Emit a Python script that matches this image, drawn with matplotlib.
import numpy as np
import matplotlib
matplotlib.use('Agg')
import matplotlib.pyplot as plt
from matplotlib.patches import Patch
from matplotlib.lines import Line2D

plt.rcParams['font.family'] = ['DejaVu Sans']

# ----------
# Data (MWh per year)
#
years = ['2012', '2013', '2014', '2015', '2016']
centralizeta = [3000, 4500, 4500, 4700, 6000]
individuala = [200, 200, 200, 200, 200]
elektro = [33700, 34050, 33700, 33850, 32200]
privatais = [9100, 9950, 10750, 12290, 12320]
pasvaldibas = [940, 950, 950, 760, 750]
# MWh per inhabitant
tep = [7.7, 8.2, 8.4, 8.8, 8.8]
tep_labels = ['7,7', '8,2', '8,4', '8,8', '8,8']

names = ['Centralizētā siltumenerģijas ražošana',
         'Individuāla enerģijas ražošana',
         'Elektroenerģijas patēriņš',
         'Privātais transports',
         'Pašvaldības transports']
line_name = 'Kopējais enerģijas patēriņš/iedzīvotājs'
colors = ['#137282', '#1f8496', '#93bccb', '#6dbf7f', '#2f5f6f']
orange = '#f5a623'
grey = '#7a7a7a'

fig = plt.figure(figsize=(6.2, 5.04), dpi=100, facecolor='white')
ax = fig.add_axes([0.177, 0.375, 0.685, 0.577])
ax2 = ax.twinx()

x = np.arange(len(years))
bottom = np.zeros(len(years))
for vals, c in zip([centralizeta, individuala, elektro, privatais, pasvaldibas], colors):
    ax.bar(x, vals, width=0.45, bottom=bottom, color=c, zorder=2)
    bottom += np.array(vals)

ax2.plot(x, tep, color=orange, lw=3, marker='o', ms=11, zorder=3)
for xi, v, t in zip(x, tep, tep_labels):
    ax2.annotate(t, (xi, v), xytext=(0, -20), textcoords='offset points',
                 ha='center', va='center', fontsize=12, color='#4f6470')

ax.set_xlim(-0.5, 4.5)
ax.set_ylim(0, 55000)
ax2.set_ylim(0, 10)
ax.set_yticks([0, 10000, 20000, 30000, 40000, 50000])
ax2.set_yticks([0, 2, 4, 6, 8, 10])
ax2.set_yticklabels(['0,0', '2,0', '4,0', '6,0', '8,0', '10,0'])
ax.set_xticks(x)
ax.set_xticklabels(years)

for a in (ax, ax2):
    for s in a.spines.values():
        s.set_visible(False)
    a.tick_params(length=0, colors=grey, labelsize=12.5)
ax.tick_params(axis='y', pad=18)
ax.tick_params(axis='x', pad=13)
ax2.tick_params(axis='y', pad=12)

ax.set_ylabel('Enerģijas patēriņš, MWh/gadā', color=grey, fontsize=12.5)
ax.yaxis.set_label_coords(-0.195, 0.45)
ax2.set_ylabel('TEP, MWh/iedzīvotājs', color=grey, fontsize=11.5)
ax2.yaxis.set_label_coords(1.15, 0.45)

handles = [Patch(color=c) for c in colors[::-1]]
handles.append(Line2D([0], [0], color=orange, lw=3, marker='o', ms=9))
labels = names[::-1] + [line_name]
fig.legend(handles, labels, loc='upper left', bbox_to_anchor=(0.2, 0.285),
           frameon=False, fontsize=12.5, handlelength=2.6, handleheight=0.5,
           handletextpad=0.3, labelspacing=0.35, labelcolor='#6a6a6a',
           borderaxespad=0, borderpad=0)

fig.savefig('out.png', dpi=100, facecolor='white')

══════════

WHAT IS REQUIRED: Give again, word for word, the lines of the listing, starting at its first line and ending with the line containing "plt.rcParams['font.family'] = ['DejaVu Sans']".

SOLUTION FOR THIS PROBLEM:
Emit a Python script that matches this image, drawn with matplotlib.
import numpy as np
import matplotlib
matplotlib.use('Agg')
import matplotlib.pyplot as plt
from matplotlib.patches import Patch
from matplotlib.lines import Line2D

plt.rcParams['font.family'] = ['DejaVu Sans']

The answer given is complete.